Work to do:
Copy each line of the entries that contains the word "image".

Working data:
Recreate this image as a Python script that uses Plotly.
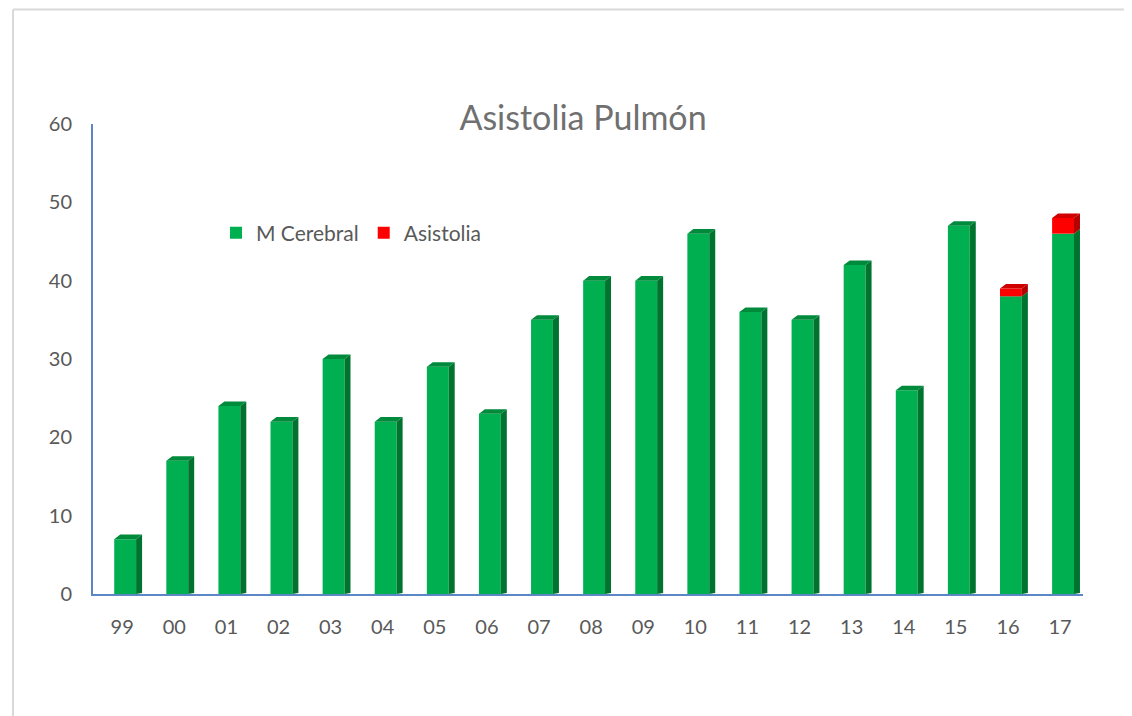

==

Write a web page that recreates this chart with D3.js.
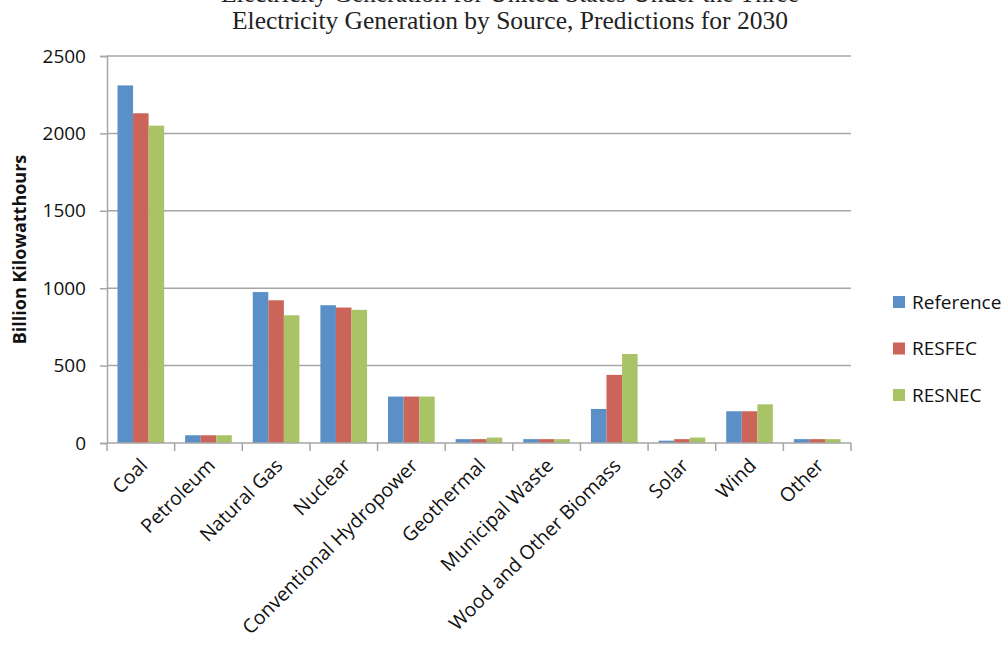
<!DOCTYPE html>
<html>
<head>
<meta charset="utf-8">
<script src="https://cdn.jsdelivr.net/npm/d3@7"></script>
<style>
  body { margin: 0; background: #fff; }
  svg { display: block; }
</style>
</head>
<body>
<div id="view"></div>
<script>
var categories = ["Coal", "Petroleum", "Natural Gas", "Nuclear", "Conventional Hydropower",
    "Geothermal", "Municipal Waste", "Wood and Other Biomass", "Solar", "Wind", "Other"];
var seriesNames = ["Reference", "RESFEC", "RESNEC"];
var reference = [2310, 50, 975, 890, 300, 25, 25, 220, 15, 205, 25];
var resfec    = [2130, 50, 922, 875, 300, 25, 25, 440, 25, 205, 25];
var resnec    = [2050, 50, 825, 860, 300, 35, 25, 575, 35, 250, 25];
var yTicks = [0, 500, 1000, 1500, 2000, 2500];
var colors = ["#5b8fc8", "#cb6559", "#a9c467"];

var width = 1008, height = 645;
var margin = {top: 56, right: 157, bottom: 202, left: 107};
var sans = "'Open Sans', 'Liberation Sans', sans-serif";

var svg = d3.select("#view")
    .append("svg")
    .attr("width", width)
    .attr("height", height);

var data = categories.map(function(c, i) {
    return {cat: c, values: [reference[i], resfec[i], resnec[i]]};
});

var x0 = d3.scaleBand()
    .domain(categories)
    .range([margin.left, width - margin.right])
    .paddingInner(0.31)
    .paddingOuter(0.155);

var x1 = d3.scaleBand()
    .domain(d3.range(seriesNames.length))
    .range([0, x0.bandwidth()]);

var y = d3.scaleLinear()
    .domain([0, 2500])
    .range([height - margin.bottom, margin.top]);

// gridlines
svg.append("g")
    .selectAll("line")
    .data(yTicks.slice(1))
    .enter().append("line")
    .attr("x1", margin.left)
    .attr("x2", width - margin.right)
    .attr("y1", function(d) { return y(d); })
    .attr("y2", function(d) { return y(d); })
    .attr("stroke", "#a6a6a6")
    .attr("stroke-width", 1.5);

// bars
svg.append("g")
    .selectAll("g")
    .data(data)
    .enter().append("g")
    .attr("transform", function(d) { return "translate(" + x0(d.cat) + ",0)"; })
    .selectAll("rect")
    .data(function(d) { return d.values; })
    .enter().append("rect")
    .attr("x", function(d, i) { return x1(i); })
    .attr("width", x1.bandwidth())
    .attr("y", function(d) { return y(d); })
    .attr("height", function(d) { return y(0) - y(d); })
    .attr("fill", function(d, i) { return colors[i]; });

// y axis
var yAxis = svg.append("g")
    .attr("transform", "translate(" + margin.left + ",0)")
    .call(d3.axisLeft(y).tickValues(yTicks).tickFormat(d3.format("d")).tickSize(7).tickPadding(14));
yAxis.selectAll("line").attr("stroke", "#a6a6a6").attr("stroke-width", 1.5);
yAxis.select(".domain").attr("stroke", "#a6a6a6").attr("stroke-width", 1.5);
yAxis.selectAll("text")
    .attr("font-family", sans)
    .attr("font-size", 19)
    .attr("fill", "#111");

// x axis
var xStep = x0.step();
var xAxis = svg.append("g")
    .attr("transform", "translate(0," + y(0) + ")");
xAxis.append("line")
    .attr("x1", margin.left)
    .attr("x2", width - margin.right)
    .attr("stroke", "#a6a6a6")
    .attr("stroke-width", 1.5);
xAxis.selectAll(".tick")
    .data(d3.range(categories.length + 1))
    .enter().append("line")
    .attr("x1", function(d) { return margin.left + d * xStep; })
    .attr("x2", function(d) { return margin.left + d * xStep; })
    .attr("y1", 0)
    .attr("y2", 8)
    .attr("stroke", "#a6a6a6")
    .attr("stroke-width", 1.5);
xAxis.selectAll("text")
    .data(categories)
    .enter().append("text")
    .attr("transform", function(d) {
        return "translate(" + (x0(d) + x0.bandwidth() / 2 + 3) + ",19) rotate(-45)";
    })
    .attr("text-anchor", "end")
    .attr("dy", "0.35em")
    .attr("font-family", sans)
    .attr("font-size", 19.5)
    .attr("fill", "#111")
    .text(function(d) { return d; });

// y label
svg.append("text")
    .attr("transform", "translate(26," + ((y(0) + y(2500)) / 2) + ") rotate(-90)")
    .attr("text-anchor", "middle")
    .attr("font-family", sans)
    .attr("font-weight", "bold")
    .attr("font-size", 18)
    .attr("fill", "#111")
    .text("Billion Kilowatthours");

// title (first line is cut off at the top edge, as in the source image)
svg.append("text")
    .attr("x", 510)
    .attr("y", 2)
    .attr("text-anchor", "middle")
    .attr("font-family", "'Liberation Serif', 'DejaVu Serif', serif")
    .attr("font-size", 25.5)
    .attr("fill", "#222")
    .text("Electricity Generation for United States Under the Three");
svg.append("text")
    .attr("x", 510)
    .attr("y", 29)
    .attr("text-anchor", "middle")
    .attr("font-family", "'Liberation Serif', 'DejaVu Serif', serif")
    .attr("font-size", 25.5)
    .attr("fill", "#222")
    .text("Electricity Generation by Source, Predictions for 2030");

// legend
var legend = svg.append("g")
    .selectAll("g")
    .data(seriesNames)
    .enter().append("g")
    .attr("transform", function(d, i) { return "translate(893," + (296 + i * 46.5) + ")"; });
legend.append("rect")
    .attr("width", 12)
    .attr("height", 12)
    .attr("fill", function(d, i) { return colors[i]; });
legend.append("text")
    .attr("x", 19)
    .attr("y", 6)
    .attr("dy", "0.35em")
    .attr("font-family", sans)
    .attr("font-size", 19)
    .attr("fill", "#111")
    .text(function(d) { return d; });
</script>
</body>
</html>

---

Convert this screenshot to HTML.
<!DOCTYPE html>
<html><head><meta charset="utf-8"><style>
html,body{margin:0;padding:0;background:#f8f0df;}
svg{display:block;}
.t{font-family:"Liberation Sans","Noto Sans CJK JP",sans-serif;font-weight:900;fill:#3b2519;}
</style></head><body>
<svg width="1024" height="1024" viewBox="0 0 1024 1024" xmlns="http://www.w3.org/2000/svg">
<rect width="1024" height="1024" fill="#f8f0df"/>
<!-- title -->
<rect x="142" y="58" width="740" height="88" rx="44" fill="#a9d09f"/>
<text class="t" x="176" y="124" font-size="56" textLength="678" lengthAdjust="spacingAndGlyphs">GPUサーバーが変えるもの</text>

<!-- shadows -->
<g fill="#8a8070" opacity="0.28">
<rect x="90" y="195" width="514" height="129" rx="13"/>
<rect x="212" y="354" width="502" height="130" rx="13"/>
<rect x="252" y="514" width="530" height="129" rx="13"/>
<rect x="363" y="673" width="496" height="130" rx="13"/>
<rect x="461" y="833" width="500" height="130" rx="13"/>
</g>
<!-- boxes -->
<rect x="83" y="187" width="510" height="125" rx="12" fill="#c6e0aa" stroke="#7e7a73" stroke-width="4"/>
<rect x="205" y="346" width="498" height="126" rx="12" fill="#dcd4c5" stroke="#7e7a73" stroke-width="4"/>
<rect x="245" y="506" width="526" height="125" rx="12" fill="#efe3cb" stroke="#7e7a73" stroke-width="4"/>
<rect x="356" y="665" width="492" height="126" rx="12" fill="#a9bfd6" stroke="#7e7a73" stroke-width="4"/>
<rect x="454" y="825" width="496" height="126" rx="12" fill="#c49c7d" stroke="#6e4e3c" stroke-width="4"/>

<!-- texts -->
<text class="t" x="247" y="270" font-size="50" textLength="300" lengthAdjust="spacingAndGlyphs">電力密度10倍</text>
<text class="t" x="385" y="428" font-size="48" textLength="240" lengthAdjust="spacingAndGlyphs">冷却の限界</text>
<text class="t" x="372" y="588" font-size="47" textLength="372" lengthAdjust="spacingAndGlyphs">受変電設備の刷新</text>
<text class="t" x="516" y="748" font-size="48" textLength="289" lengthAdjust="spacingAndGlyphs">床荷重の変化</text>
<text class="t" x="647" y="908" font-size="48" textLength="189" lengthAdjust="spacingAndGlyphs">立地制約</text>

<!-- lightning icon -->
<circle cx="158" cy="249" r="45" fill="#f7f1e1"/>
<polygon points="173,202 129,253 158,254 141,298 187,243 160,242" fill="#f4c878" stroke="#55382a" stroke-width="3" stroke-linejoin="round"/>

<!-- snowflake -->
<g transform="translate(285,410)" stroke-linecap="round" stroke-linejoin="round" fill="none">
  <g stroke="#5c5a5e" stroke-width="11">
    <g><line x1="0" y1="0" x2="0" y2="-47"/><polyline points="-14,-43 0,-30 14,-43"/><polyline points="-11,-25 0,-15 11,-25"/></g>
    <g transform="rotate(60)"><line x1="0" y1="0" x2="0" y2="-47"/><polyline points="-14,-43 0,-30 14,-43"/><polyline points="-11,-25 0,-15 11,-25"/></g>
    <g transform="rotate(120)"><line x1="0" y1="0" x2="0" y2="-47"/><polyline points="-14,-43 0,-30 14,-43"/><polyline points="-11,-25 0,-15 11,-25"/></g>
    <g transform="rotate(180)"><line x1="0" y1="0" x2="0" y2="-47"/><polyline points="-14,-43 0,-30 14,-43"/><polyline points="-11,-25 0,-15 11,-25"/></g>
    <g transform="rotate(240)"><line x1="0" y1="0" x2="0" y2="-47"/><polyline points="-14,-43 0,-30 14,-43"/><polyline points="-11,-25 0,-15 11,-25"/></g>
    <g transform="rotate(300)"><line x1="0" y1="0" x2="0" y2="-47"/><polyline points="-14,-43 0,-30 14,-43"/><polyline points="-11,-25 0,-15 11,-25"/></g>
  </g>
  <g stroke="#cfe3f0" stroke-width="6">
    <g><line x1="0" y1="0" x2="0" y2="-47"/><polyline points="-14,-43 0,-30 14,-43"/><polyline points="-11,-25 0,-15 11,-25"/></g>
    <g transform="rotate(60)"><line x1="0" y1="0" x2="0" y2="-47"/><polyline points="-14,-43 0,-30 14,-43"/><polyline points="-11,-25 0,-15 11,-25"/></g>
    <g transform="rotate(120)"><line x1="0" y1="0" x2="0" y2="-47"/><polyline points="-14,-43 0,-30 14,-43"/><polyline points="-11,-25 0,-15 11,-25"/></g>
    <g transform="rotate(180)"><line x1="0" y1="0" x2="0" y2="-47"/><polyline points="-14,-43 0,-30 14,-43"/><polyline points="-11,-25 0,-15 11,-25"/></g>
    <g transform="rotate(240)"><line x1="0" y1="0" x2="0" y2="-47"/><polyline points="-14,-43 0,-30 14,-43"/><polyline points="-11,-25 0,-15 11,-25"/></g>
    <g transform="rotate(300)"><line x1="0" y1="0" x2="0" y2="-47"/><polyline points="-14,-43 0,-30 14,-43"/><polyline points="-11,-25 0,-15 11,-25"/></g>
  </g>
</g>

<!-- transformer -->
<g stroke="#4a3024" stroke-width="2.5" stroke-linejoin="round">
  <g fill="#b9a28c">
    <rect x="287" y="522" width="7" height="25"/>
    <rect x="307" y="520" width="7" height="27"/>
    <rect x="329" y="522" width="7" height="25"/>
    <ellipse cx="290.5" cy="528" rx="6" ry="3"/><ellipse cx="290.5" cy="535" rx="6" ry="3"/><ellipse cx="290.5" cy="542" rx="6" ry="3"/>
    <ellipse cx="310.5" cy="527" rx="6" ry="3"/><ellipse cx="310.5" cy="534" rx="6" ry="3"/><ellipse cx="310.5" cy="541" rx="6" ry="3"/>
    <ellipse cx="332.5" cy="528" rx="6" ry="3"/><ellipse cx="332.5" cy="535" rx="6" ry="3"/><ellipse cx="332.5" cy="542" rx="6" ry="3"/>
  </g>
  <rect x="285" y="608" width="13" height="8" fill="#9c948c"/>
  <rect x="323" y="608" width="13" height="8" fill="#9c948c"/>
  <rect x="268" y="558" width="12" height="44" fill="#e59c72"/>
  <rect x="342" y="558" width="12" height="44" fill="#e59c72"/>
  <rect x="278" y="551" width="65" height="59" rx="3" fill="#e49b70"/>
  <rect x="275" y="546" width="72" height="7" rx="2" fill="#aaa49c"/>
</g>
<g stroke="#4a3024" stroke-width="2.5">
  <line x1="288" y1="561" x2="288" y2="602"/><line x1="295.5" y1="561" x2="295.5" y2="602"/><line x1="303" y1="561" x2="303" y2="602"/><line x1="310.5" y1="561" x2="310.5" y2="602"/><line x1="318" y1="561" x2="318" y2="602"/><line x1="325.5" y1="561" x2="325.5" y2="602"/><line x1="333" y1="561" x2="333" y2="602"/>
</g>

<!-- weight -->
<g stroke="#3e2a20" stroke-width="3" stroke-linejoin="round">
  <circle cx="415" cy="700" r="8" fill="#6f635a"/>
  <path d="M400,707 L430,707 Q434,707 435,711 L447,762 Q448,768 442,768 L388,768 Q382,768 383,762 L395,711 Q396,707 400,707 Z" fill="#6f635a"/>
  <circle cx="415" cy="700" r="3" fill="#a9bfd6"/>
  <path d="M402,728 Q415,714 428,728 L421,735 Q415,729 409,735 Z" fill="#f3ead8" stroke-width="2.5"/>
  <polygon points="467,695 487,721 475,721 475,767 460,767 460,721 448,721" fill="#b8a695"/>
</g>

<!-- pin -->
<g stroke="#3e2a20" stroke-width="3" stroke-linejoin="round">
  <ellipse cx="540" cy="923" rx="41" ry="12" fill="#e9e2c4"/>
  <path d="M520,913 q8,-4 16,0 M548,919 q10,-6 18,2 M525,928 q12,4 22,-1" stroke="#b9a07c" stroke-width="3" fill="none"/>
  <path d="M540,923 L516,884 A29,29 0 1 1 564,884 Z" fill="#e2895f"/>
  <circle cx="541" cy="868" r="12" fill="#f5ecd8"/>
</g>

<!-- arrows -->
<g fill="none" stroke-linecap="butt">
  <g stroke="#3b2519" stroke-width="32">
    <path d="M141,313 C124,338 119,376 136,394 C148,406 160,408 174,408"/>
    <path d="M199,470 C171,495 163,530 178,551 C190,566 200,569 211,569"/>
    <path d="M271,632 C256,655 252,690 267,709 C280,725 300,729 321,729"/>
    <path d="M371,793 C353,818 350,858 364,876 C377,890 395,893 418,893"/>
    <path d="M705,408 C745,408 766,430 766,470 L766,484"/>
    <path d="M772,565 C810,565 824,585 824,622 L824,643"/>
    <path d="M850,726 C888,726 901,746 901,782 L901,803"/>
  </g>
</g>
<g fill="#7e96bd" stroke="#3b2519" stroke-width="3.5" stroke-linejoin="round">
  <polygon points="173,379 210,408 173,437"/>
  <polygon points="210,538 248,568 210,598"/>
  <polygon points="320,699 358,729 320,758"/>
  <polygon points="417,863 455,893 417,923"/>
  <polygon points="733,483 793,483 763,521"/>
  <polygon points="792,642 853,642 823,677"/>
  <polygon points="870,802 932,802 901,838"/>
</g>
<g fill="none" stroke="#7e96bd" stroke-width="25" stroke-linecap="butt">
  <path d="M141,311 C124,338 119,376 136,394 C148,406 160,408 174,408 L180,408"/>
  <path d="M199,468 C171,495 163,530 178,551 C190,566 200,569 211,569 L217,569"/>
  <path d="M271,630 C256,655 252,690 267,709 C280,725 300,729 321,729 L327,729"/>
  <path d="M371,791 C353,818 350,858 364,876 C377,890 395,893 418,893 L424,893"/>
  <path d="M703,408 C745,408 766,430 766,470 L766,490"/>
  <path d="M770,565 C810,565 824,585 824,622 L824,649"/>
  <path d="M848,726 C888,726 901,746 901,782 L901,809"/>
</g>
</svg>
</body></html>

Correct response:
Recreate this image as a Python script that uses Plotly.
// title (first line is cut off at the top edge, as in the source image)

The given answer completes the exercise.